Aim:
Repeat exactly the lines running from the first line of the data to the line containing "plt.rcParams['font.family'] = ['Open", both ends included, and nothing else; drop the pictures.

****************

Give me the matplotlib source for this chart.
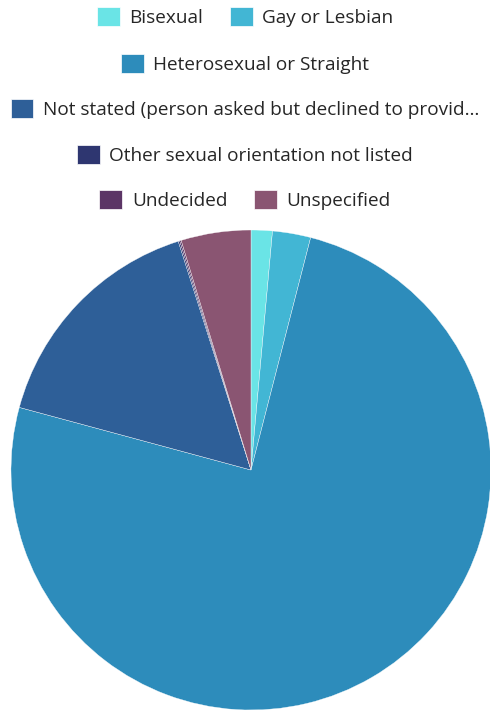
import matplotlib
matplotlib.use("Agg")
import matplotlib.pyplot as plt
from matplotlib.patches import Patch

plt.rcParams['font.family'] = ['Open Sans', 'DejaVu Sans']

labels = [
    "Bisexual",
    "Gay or Lesbian",
    "Heterosexual or Straight",
    "Not stated (person asked but declined to provid\u2026",
    "Other sexual orientation not listed",
    "Undecided",
    "Unspecified",
]
shares = [1.43, 2.57, 75.2, 15.9, 0.1, 0.1, 4.7]
colors = ["#6ae4e6", "#42b6d4", "#2d8cbb", "#2e5f98", "#2e3670", "#5c3566", "#8a5572"]

# legend rows as laid out above the pie
rows = [[0, 1], [2], [3], [4], [5, 6]]
row_y = [0.976, 0.910, 0.847, 0.782, 0.719]

fig = plt.figure(figsize=(4.9, 7.11), dpi=100)
ax = fig.add_axes([11 / 490, 1 / 711, 480 / 490, 480 / 711])
ax.pie(shares, colors=colors, startangle=90, counterclock=False,
       wedgeprops=dict(edgecolor="white", linewidth=0.25))
ax.set_xlim(-1, 1)
ax.set_ylim(-1, 1)
ax.set_aspect("equal")
ax.axis("off")

for idx, y in zip(rows, row_y):
    handles = [Patch(facecolor=colors[i], edgecolor="white", linewidth=0.5) for i in idx]
    fig.legend(handles, [labels[i] for i in idx], loc="center", bbox_to_anchor=(0.5, y),
               ncol=len(idx), frameon=False, fontsize=13.7, labelcolor="#262626",
               handlelength=1.2, handleheight=1.2, handletextpad=0.5,
               columnspacing=1.4, borderpad=0, borderaxespad=0)

fig.savefig("out.png", dpi=100)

****************

Finished exercise:
Give me the matplotlib source for this chart.
import matplotlib
matplotlib.use("Agg")
import matplotlib.pyplot as plt
from matplotlib.patches import Patch

plt.rcParams['font.family'] = ['Open Sans', 'DejaVu Sans']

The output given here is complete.